Madonna conquista il Lido, ma la questione è un’altra: il suo W.E. l’ha davvero diretto lei? Siate buoni, leggete fino alla fine…

Si parte dalla leggendaria storia d’amore tra Edoardo VIII, David per gli intimi (James D’Arcy), e l’americana Wallis Simpson (Andrea Riseborough): come sappiamo, il matrimonio porterà all’abdicazione del nuovo Re d’Inghilterra in favore del fratello Bertie alias Giorgio VI, che a differenza de Il discorso del re è qui succube della moglie arpia, dichiaratamente noioso, abbastanza inetto e tartagliante senza rimedio. Ok, è un comprimario, quasi un figurante, ma per trovare qualche reale motivo d’interesse in W.E. bisogna scrutare negli angoli più riposti, tipo questo Bertie agli antipodi di quello premio Oscar di Colin Firth.

Comunque, alla Storia fa seguito, anzi si intreccia, la storia di una Wally contemporanea (Abbie Cornish), che nella New York di fine anni ’90 si dibatte tra un marito fedifrago e manesco, il desiderio di maternità e il vigilante di origine russa Evgeni (Oscar Isaac): a far da ponte l’asta da Sotheby’s dei resti del W.E. (il noi di Wallis ed Edoardo), che Wallis visita e rivisita, facendo di guanti, tazzine, portasigarette la miccia per la rievocazione dell’amore più grande del XX secolo.

A dar retta alle cronache, Wallis Simpson è stata malvista, attaccata, vilipesa urbi et orbi: pluri-divorziata, non particolarmente bella, eccetera, il suo amore fu per lo più inteso quale reato di lesa Maestà.

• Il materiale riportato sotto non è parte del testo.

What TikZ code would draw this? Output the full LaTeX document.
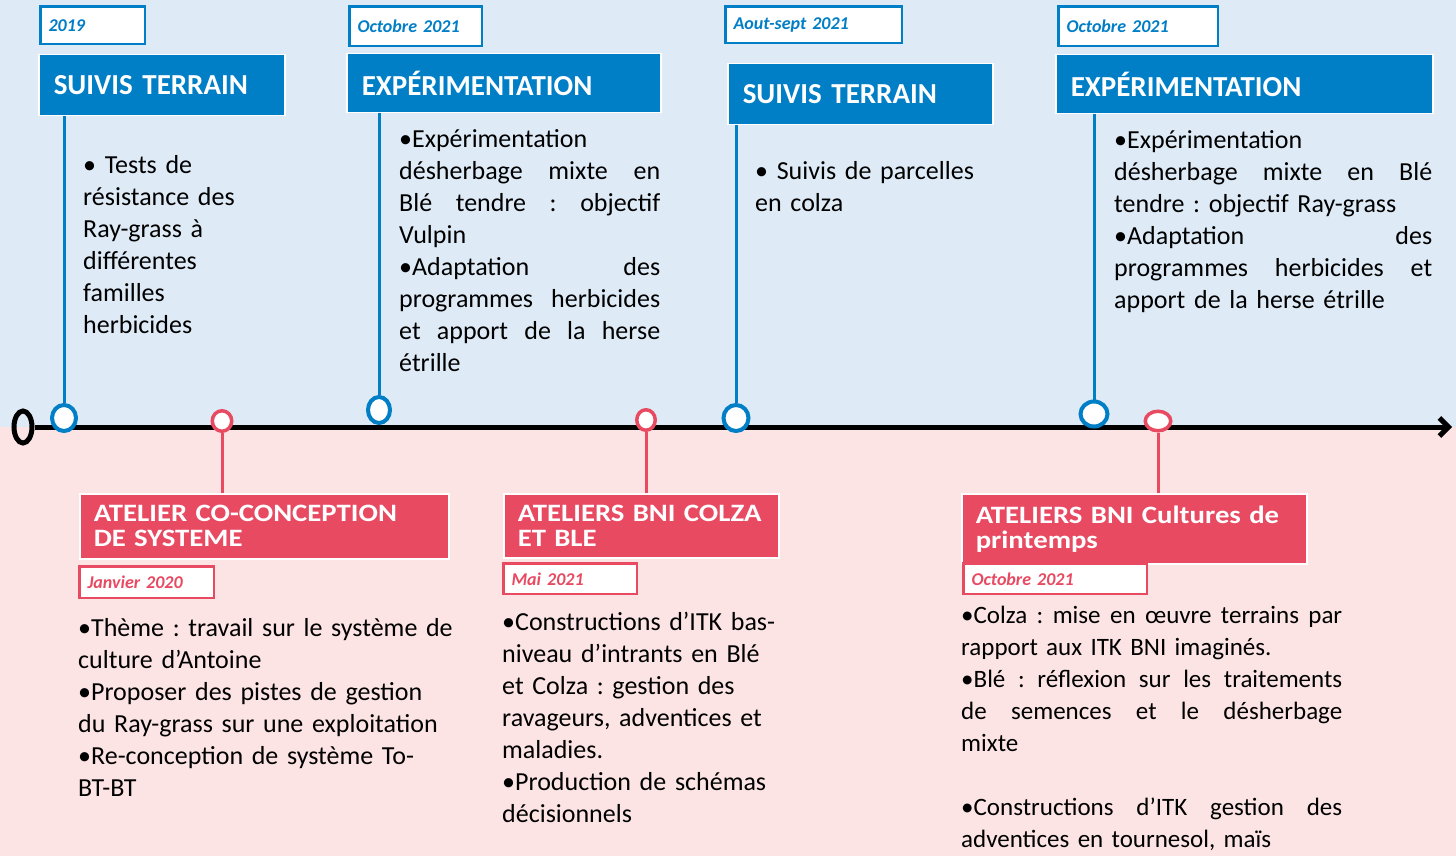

Vi pare che l’americana Madonna potesse esimersi dal cancellare questa damnatio memoriae, dal ridare a Wallis quel che fu di Wallis ed Edoardo?

No, ed eccola dietro la macchina da presa di W.E., fuori concorso al Lido: è lei la star per eccellenza della 68esima edizione, che il film sia dimenticabile poco importa. In effetti, dimenticabile lo è: fotografia leccata più che laccata, regia iperconvenzionale, dialoghi e situazioni della “piccola storia” sul precipizio del risibile, e la sensazione brutta e costante del deja-vu, al netto della Storia raccontata.

Che si salva? Ovviamente, la musica, con i Sex Pistols ucronicamente ballati da Wallis. Tutto il resto è noia o poco meno, con una Abbie Cornish a mezzo servizio, una sceneggiatura che eufemisticamente va a singhiozzo e un finale a tirar via.

Ma il problema è un altro: il film è di Madonna o piuttosto del co-sceneggiatore Alek Keshishian? Perché il “buon” Alek diresse già A letto con Madonna, e qui cita pure l’altra sua regia Amore e altri disastri (2006), da dove vengono pure il direttore della fotografia Pierre Morel, il compositore Alexandre Azaria, il montatore Nick Arthurs, la scenografa Alice Normington, l’arredatrice Barbara  Herman-Skelding e il costumista Michele Clapton. Nessuno di questi, tra parentesi, figurava nella crew della precedente regia di Madonna, Sacro e profano (2008): quindi? Il sospetto di una regia delegata è più che legittimo, anzi, rasenta la certezza. Ma siamo buoni, e diciamo che al massimo Madonna potrebbe sempre dire: “L’abbiamo diretto W.E., pardon, noi”.